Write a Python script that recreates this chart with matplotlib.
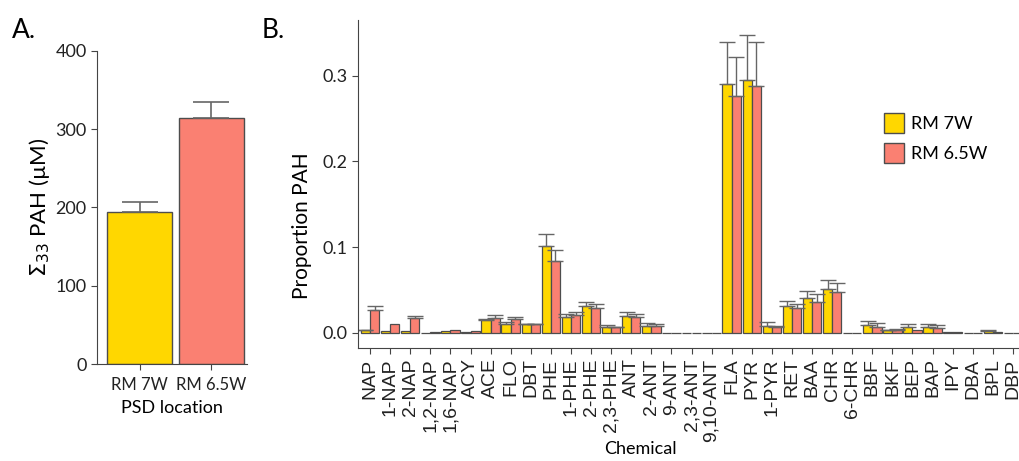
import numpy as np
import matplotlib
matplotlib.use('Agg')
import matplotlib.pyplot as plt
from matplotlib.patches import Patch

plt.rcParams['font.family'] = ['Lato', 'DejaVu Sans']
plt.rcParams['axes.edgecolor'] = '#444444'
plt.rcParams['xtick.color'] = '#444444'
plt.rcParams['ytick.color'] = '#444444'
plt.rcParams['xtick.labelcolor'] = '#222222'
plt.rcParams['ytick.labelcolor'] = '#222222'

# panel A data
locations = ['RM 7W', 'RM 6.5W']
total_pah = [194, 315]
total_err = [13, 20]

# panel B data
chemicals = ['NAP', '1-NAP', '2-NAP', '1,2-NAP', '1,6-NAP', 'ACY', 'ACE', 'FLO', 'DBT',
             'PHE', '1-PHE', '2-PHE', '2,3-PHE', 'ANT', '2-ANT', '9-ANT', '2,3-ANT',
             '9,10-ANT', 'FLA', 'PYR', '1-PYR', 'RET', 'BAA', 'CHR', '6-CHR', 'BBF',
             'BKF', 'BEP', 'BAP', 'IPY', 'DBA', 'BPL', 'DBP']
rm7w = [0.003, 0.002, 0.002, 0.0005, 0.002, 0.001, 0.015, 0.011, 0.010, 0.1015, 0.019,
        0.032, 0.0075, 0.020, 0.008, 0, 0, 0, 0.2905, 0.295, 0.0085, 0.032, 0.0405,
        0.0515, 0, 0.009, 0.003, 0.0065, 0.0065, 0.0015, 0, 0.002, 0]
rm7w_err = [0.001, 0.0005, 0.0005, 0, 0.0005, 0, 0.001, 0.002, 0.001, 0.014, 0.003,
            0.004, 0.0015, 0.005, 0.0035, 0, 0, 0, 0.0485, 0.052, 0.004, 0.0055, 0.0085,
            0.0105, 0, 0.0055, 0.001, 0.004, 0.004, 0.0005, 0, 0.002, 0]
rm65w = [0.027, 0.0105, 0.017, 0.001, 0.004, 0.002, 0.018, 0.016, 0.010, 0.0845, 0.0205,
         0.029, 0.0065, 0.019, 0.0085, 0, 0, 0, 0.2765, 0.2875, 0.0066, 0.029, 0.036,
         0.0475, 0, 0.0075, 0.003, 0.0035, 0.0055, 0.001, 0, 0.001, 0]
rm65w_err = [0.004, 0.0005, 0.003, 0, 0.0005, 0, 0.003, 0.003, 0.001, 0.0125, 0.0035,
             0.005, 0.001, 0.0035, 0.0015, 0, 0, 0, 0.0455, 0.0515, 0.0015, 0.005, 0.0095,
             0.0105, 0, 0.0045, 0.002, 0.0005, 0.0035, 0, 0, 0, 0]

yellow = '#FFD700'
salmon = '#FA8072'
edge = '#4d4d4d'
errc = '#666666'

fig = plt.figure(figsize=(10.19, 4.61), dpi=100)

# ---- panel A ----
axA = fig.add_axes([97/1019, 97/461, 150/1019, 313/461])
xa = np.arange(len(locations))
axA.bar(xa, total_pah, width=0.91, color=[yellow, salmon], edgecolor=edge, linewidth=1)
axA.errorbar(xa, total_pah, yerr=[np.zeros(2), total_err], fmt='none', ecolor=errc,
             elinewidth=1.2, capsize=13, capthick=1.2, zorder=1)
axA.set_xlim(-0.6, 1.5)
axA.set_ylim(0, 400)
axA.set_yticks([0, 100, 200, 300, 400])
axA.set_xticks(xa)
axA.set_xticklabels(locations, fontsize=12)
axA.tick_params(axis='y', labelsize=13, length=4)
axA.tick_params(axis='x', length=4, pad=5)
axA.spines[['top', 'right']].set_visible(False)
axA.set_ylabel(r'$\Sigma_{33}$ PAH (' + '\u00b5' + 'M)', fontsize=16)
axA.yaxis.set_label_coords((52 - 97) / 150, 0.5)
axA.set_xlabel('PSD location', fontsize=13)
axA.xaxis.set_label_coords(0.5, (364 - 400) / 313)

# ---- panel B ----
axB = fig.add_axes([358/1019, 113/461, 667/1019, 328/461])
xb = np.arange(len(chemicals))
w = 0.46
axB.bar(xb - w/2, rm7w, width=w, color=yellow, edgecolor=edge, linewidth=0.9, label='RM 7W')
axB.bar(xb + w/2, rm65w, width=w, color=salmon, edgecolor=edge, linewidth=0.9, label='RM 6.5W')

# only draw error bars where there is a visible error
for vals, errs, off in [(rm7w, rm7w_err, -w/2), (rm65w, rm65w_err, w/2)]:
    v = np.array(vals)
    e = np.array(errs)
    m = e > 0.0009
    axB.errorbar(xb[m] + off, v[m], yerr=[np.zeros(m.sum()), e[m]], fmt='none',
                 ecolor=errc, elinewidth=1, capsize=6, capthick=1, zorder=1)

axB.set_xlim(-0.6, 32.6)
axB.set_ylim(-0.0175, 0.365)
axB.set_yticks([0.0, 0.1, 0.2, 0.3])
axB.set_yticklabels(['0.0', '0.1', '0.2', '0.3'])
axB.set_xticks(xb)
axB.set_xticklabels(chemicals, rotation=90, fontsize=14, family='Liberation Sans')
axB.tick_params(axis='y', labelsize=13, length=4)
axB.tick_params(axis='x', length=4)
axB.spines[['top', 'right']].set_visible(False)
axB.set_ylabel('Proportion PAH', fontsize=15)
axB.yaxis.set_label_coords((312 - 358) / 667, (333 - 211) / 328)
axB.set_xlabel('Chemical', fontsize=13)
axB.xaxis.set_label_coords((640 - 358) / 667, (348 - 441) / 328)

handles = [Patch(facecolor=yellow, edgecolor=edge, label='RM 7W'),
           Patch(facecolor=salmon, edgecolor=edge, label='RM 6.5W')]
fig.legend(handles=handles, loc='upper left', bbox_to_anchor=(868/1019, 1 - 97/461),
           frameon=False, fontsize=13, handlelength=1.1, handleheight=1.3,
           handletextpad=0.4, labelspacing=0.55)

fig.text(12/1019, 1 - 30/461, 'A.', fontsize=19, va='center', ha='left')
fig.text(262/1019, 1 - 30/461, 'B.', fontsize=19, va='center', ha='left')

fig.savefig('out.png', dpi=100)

━━━━━━━━━━━━━━━━━━━━━━━━━━━━━━

Goal:
Reproduce each line exactly as it appears, omitting the pictures.

Answer to the exercise:
Write a Python script that recreates this chart with matplotlib.
import numpy as np
import matplotlib
matplotlib.use('Agg')
import matplotlib.pyplot as plt
from matplotlib.patches import Patch

plt.rcParams['font.family'] = ['Lato', 'DejaVu Sans']
plt.rcParams['axes.edgecolor'] = '#444444'
plt.rcParams['xtick.color'] = '#444444'
plt.rcParams['ytick.color'] = '#444444'
plt.rcParams['xtick.labelcolor'] = '#222222'
plt.rcParams['ytick.labelcolor'] = '#222222'

# panel A data
locations = ['RM 7W', 'RM 6.5W']
total_pah = [194, 315]
total_err = [13, 20]

# panel B data
chemicals = ['NAP', '1-NAP', '2-NAP', '1,2-NAP', '1,6-NAP', 'ACY', 'ACE', 'FLO', 'DBT',
             'PHE', '1-PHE', '2-PHE', '2,3-PHE', 'ANT', '2-ANT', '9-ANT', '2,3-ANT',
             '9,10-ANT', 'FLA', 'PYR', '1-PYR', 'RET', 'BAA', 'CHR', '6-CHR', 'BBF',
             'BKF', 'BEP', 'BAP', 'IPY', 'DBA', 'BPL', 'DBP']
rm7w = [0.003, 0.002, 0.002, 0.0005, 0.002, 0.001, 0.015, 0.011, 0.010, 0.1015, 0.019,
        0.032, 0.0075, 0.020, 0.008, 0, 0, 0, 0.2905, 0.295, 0.0085, 0.032, 0.0405,
        0.0515, 0, 0.009, 0.003, 0.0065, 0.0065, 0.0015, 0, 0.002, 0]
rm7w_err = [0.001, 0.0005, 0.0005, 0, 0.0005, 0, 0.001, 0.002, 0.001, 0.014, 0.003,
            0.004, 0.0015, 0.005, 0.0035, 0, 0, 0, 0.0485, 0.052, 0.004, 0.0055, 0.0085,
            0.0105, 0, 0.0055, 0.001, 0.004, 0.004, 0.0005, 0, 0.002, 0]
rm65w = [0.027, 0.0105, 0.017, 0.001, 0.004, 0.002, 0.018, 0.016, 0.010, 0.0845, 0.0205,
         0.029, 0.0065, 0.019, 0.0085, 0, 0, 0, 0.2765, 0.2875, 0.0066, 0.029, 0.036,
         0.0475, 0, 0.0075, 0.003, 0.0035, 0.0055, 0.001, 0, 0.001, 0]
rm65w_err = [0.004, 0.0005, 0.003, 0, 0.0005, 0, 0.003, 0.003, 0.001, 0.0125, 0.0035,
             0.005, 0.001, 0.0035, 0.0015, 0, 0, 0, 0.0455, 0.0515, 0.0015, 0.005, 0.0095,
             0.0105, 0, 0.0045, 0.002, 0.0005, 0.0035, 0, 0, 0, 0]

yellow = '#FFD700'
salmon = '#FA8072'
edge = '#4d4d4d'
errc = '#666666'

fig = plt.figure(figsize=(10.19, 4.61), dpi=100)

# ---- panel A ----
axA = fig.add_axes([97/1019, 97/461, 150/1019, 313/461])
xa = np.arange(len(locations))
axA.bar(xa, total_pah, width=0.91, color=[yellow, salmon], edgecolor=edge, linewidth=1)
axA.errorbar(xa, total_pah, yerr=[np.zeros(2), total_err], fmt='none', ecolor=errc,
             elinewidth=1.2, capsize=13, capthick=1.2, zorder=1)
axA.set_xlim(-0.6, 1.5)
axA.set_ylim(0, 400)
axA.set_yticks([0, 100, 200, 300, 400])
axA.set_xticks(xa)
axA.set_xticklabels(locations, fontsize=12)
axA.tick_params(axis='y', labelsize=13, length=4)
axA.tick_params(axis='x', length=4, pad=5)
axA.spines[['top', 'right']].set_visible(False)
axA.set_ylabel(r'$\Sigma_{33}$ PAH (' + '\u00b5' + 'M)', fontsize=16)
axA.yaxis.set_label_coords((52 - 97) / 150, 0.5)
axA.set_xlabel('PSD location', fontsize=13)
axA.xaxis.set_label_coords(0.5, (364 - 400) / 313)

# ---- panel B ----
axB = fig.add_axes([358/1019, 113/461, 667/1019, 328/461])
xb = np.arange(len(chemicals))
w = 0.46
axB.bar(xb - w/2, rm7w, width=w, color=yellow, edgecolor=edge, linewidth=0.9, label='RM 7W')
axB.bar(xb + w/2, rm65w, width=w, color=salmon, edgecolor=edge, linewidth=0.9, label='RM 6.5W')

# only draw error bars where there is a visible error
for vals, errs, off in [(rm7w, rm7w_err, -w/2), (rm65w, rm65w_err, w/2)]:
    v = np.array(vals)
    e = np.array(errs)
    m = e > 0.0009
    axB.errorbar(xb[m] + off, v[m], yerr=[np.zeros(m.sum()), e[m]], fmt='none',
                 ecolor=errc, elinewidth=1, capsize=6, capthick=1, zorder=1)

axB.set_xlim(-0.6, 32.6)
axB.set_ylim(-0.0175, 0.365)
axB.set_yticks([0.0, 0.1, 0.2, 0.3])
axB.set_yticklabels(['0.0', '0.1', '0.2', '0.3'])
axB.set_xticks(xb)
axB.set_xticklabels(chemicals, rotation=90, fontsize=14, family='Liberation Sans')
axB.tick_params(axis='y', labelsize=13, length=4)
axB.tick_params(axis='x', length=4)
axB.spines[['top', 'right']].set_visible(False)
axB.set_ylabel('Proportion PAH', fontsize=15)
axB.yaxis.set_label_coords((312 - 358) / 667, (333 - 211) / 328)
axB.set_xlabel('Chemical', fontsize=13)
axB.xaxis.set_label_coords((640 - 358) / 667, (348 - 441) / 328)

handles = [Patch(facecolor=yellow, edgecolor=edge, label='RM 7W'),
           Patch(facecolor=salmon, edgecolor=edge, label='RM 6.5W')]
fig.legend(handles=handles, loc='upper left', bbox_to_anchor=(868/1019, 1 - 97/461),
           frameon=False, fontsize=13, handlelength=1.1, handleheight=1.3,
           handletextpad=0.4, labelspacing=0.55)

fig.text(12/1019, 1 - 30/461, 'A.', fontsize=19, va='center', ha='left')
fig.text(262/1019, 1 - 30/461, 'B.', fontsize=19, va='center', ha='left')

fig.savefig('out.png', dpi=100)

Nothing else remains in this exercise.